Air Marshal Manavendra Singh, PVSM, AVSM,  VrC, VSM, ADC is a retired officer of the Indian Air Force. He served as the Air Officer Commanding-in-Chief (AOC-in-C), Training Command. He assumed the office on 25 September 2021 succeeding Air Marshal Rajiv Dayal Mathur. Previously, he served as Air Officer Commanding-in-Chief, Southern Air Command.

Early life and education 
Manavendra Singh is an alumnus of National Defence Academy. He is also a graduate of Army War College, Defence Services Staff College and Joint Forces Staff College, Norfolk, Virginia.

Career
Manavendra Singh was commissioned in the Indian Air Force as a helicopter pilot on 29 December 1982. In a career spanning over 38 years, he has as over 6,600 hours of flying experience and has a service experience in various sectors like the Siachen, the North East, Uttarakhand, the Western desert.

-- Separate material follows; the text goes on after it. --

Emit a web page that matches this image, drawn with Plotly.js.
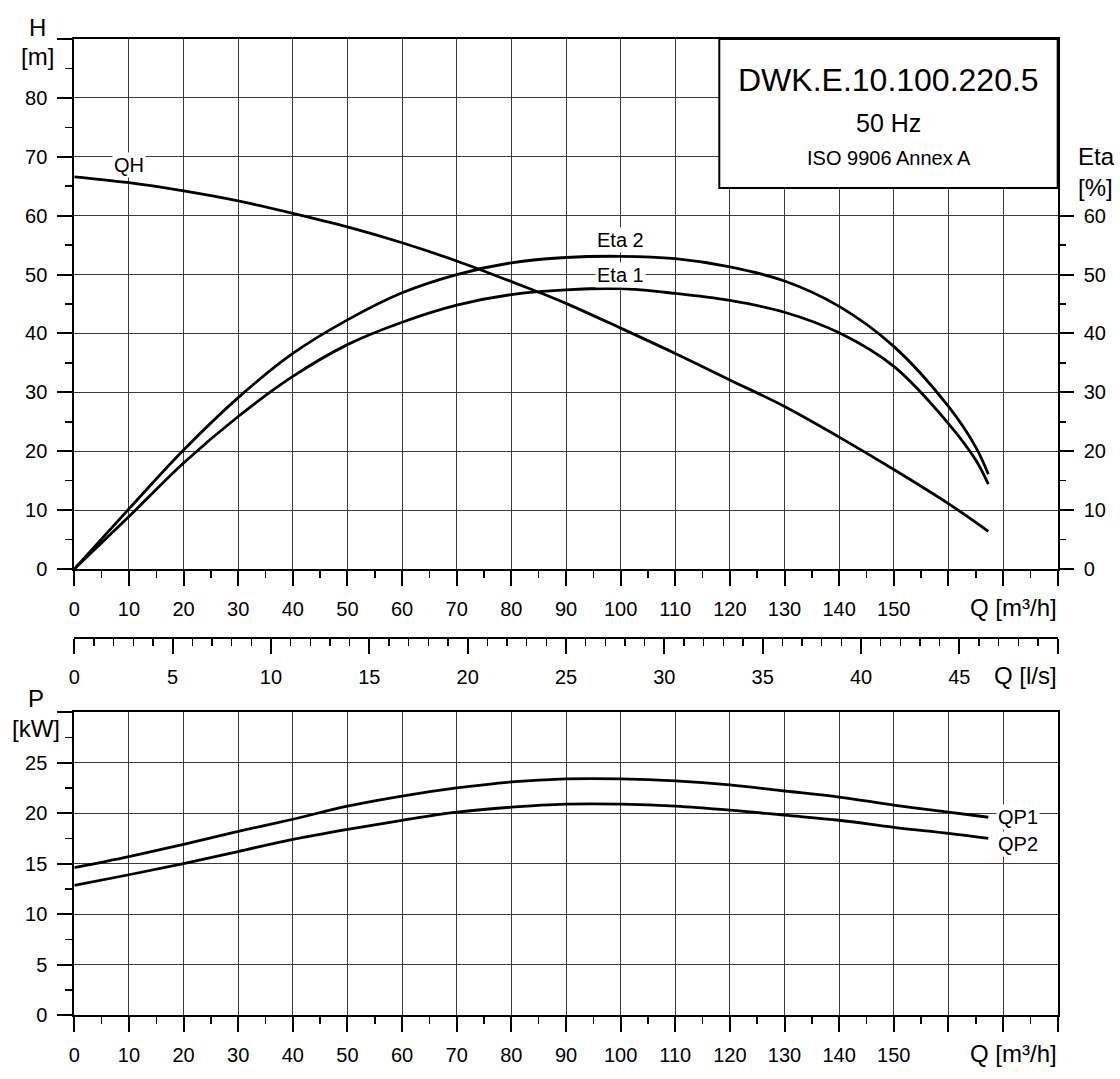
<!DOCTYPE html>
<html>
<head>
<meta charset="utf-8">
<script src="https://cdn.plot.ly/plotly-3.0.1.min.js"></script>
<style>html,body{margin:0;padding:0;background:#fff;}#chart{width:1120px;height:1079px;}</style>
</head>
<body>
<div id="chart"></div>
<script>
// ---- data ----
const qHead = [0,10,20,30,40,50,60,70,80,85,90,100,110,120,130,140,150,160,167.3];
const head  = [66.6,65.6,64.2,62.5,60.4,58.1,55.4,52.3,48.8,47.0,45.1,40.9,36.6,32.1,27.6,22.4,16.9,11.1,6.4];

const qEta = [0,10,20,30,40,50,60,70,80,90,100,110,120,130,140,150,160,165,167.3];
const eta2 = [0,10.2,20.2,29.1,36.6,42.3,46.9,50.0,52.0,52.9,53.1,52.7,51.3,48.9,44.6,37.8,27.6,20.7,16.1];
const eta1 = [0,8.9,18.0,25.9,32.7,38.1,41.9,44.8,46.6,47.4,47.6,46.8,45.6,43.6,40.1,34.4,24.7,18.5,14.4];

const qPow = [0,10,20,30,40,50,60,70,80,90,100,110,120,130,140,150,160,167.3];
const qp1  = [14.6,15.7,16.9,18.2,19.4,20.7,21.7,22.5,23.1,23.4,23.4,23.2,22.8,22.2,21.6,20.8,20.1,19.6];
const qp2  = [12.85,13.9,15.0,16.2,17.4,18.4,19.3,20.1,20.6,20.9,20.9,20.7,20.3,19.8,19.3,18.6,18.0,17.5];

const qTickVals = [0,10,20,30,40,50,60,70,80,90,100,110,120,130,140,150,160,170,180];
const qTickText = ['0','10','20','30','40','50','60','70','80','90','100','110','120','130','140','150','','',''];
const hTickVals = [0,10,20,30,40,50,60,70,80,90];
const hTickText = ['0','10','20','30','40','50','60','70','80',''];
const etaTickVals = [0,10,20,30,40,50,60];
const lsTickVals = [0,5,10,15,20,25,30,35,40,45,50];
const lsTickText = ['0','5','10','15','20','25','30','35','40','45',''];
const pTickVals = [0,5,10,15,20,25,30];
const pTickText = ['0','5','10','15','20','25',''];

const titleLines = ['DWK.E.10.100.220.5','50 Hz','ISO 9906 Annex A'];
const curveLabels = {qh:'QH', eta2:'Eta 2', eta1:'Eta 1', qp1:'QP1', qp2:'QP2'};

// ---- helpers (pixel -> paper) ----
const W = 1120, Hpx = 1079;
const xp = px => px / W;
const yp = py => 1 - py / Hpx;
const FONT = 'Liberation Sans, Arial, sans-serif';
const GRID = '#3a3a3a';

function range(a, b, s){ const r=[]; for(let v=a; v<=b+1e-9; v+=s) r.push(+v.toFixed(3)); return r; }

const xDom = [xp(74.3), xp(1057.7)];
const lineStyle = {color:'#000', width:2.8, shape:'spline', smoothing:1};

const traces = [
  {x:qHead, y:head, xaxis:'x', yaxis:'y', mode:'lines', line:lineStyle, hoverinfo:'skip'},
  {x:qEta, y:eta2, xaxis:'x', yaxis:'y2', mode:'lines', line:lineStyle, hoverinfo:'skip'},
  {x:qEta, y:eta1, xaxis:'x', yaxis:'y2', mode:'lines', line:lineStyle, hoverinfo:'skip'},
  {x:qPow, y:qp1, xaxis:'x2', yaxis:'y3', mode:'lines', line:lineStyle, hoverinfo:'skip'},
  {x:qPow, y:qp2, xaxis:'x2', yaxis:'y3', mode:'lines', line:lineStyle, hoverinfo:'skip'},
  {x:[], y:[], xaxis:'x3', yaxis:'y4', mode:'lines', hoverinfo:'skip'}
];

const tickFont = {family:FONT, size:20, color:'#000'};
function qAxis(anchor){
  return {
    domain:xDom, anchor:anchor, range:[0,180], tickmode:'array', tickvals:qTickVals, ticktext:qTickText,
    ticks:'outside', ticklen:15, tickwidth:2, tickcolor:'#000', ticklabelstandoff:6,
    showline:true, linewidth:2, linecolor:'#000', mirror:true,
    showgrid:true, gridcolor:GRID, gridwidth:1, zeroline:false, tickfont:tickFont,
    minor:{tickmode:'array', tickvals:range(5,175,10), ticks:'outside', ticklen:7, tickwidth:1.5, tickcolor:'#000', showgrid:false},
    fixedrange:true
  };
}

const layout = {
  width:W, height:Hpx, margin:{l:0,r:0,t:0,b:0},
  paper_bgcolor:'#fff', plot_bgcolor:'#fff', showlegend:false,
  font:{family:FONT, color:'#000'},
  xaxis: qAxis('y'),
  yaxis: {
    domain:[yp(569), yp(39)], anchor:'x', range:[0,90], tickmode:'array', tickvals:hTickVals, ticktext:hTickText,
    ticks:'outside', ticklen:15, tickwidth:2, tickcolor:'#000', ticklabelstandoff:6,
    showline:true, linewidth:2, linecolor:'#000', mirror:true,
    showgrid:true, gridcolor:GRID, gridwidth:1, zeroline:false, tickfont:tickFont,
    minor:{tickmode:'array', tickvals:range(5,85,10), ticks:'outside', ticklen:7, tickwidth:1.5, tickcolor:'#000', showgrid:false}
  },
  yaxis2: {
    overlaying:'y', side:'right', anchor:'x', range:[0,90], tickmode:'array', tickvals:etaTickVals,
    ticks:'outside', ticklen:15, tickwidth:2, tickcolor:'#000', ticklabelstandoff:6,
    showline:false, showgrid:false, zeroline:false, tickfont:tickFont,
    minor:{tickmode:'array', tickvals:range(5,55,10), ticks:'outside', ticklen:7, tickwidth:1.5, tickcolor:'#000', showgrid:false}
  },
  xaxis2: qAxis('y3'),
  yaxis3: {
    domain:[yp(1015), yp(712.3)], anchor:'x2', range:[0,30], tickmode:'array', tickvals:pTickVals, ticktext:pTickText,
    ticks:'outside', ticklen:15, tickwidth:2, tickcolor:'#000', ticklabelstandoff:6,
    showline:true, linewidth:2, linecolor:'#000', mirror:true,
    showgrid:true, gridcolor:GRID, gridwidth:1, zeroline:false, tickfont:tickFont,
    minor:{tickmode:'array', tickvals:range(2.5,27.5,5), ticks:'outside', ticklen:7, tickwidth:1.5, tickcolor:'#000', showgrid:false}
  },
  xaxis3: {
    domain:xDom, anchor:'y4', range:[0,50], tickmode:'array', tickvals:lsTickVals, ticktext:lsTickText,
    ticks:'outside', ticklen:15, tickwidth:2, tickcolor:'#000', ticklabelstandoff:6,
    showline:true, linewidth:2, linecolor:'#000', mirror:false,
    showgrid:false, zeroline:false, tickfont:tickFont,
    minor:{tickmode:'linear', tick0:0, dtick:1, ticks:'outside', ticklen:7, tickwidth:1.5, tickcolor:'#000', showgrid:false}
  },
  yaxis4: {domain:[yp(636.7), yp(636.7)+0.003], anchor:'x3', range:[0,1], visible:false},
  shapes: [
    {type:'rect', xref:'paper', yref:'paper', x0:xp(719.3), x1:xp(1057.7), y0:yp(188), y1:yp(39),
     fillcolor:'#fff', line:{color:'#000', width:2}, layer:'above'}
  ],
  annotations: [
    // box text
    {text:titleLines[0], xref:'paper', yref:'paper', x:xp(888.5), y:yp(80), showarrow:false, xanchor:'center', yanchor:'middle', font:{family:FONT, size:32}},
    {text:titleLines[1], xref:'paper', yref:'paper', x:xp(888.5), y:yp(123), showarrow:false, xanchor:'center', yanchor:'middle', font:{family:FONT, size:25}},
    {text:titleLines[2], xref:'paper', yref:'paper', x:xp(888.5), y:yp(158), showarrow:false, xanchor:'center', yanchor:'middle', font:{family:FONT, size:20}},
    // axis titles
    {text:'H', xref:'paper', yref:'paper', x:xp(37), y:yp(27), showarrow:false, xanchor:'center', yanchor:'middle', font:{family:FONT, size:24}},
    {text:'[m]', xref:'paper', yref:'paper', x:xp(37), y:yp(57), showarrow:false, xanchor:'center', yanchor:'middle', font:{family:FONT, size:24}},
    {text:'Eta', xref:'paper', yref:'paper', x:xp(1076), y:yp(157), showarrow:false, xanchor:'left', yanchor:'middle', font:{family:FONT, size:24}},
    {text:'[%]', xref:'paper', yref:'paper', x:xp(1076), y:yp(188), showarrow:false, xanchor:'left', yanchor:'middle', font:{family:FONT, size:24}},
    {text:'Q [m³/h]', xref:'paper', yref:'paper', x:xp(1059), y:yp(607), showarrow:false, xanchor:'right', yanchor:'middle', font:{family:FONT, size:24}},
    {text:'Q [l/s]', xref:'paper', yref:'paper', x:xp(1059), y:yp(675), showarrow:false, xanchor:'right', yanchor:'middle', font:{family:FONT, size:24}},
    {text:'P', xref:'paper', yref:'paper', x:xp(35.5), y:yp(698), showarrow:false, xanchor:'center', yanchor:'middle', font:{family:FONT, size:24}},
    {text:'[kW]', xref:'paper', yref:'paper', x:xp(36), y:yp(728), showarrow:false, xanchor:'center', yanchor:'middle', font:{family:FONT, size:24}},
    {text:'Q [m³/h]', xref:'paper', yref:'paper', x:xp(1059), y:yp(1053), showarrow:false, xanchor:'right', yanchor:'middle', font:{family:FONT, size:24}},
    // curve labels
    {text:curveLabels.qh, xref:'x', yref:'y', x:10, y:68.6, showarrow:false, bgcolor:'#fff', borderpad:1, font:{family:FONT, size:20}},
    {text:curveLabels.eta2, xref:'x', yref:'y2', x:100, y:55.9, showarrow:false, bgcolor:'#fff', borderpad:1, font:{family:FONT, size:20}},
    {text:curveLabels.eta1, xref:'x', yref:'y2', x:100, y:50.0, showarrow:false, bgcolor:'#fff', borderpad:1, font:{family:FONT, size:20}},
    {text:curveLabels.qp1, xref:'x2', yref:'y3', x:168.7, y:19.6, showarrow:false, xanchor:'left', bgcolor:'#fff', borderpad:1, font:{family:FONT, size:20}},
    {text:curveLabels.qp2, xref:'x2', yref:'y3', x:168.7, y:16.9, showarrow:false, xanchor:'left', bgcolor:'#fff', borderpad:1, font:{family:FONT, size:20}}
  ]
};

Plotly.newPlot('chart', traces, layout, {staticPlot:true, displayModeBar:false});
</script>
</body>
</html>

He has commanded front line bases in Bukavu, DRC during peacekeeping mission.

Prior to his appointment as AOC-in-C, Southern Air command, he served as Director General of Inspection and Flight Safety.

In December 2021, he was appointed as the head of the Tri-Services Inquiry to investigate the reason of  Coonoor Mi-17 Crash which claimed the life of 14 including CDS Gen. Bipin Rawat and his Wife.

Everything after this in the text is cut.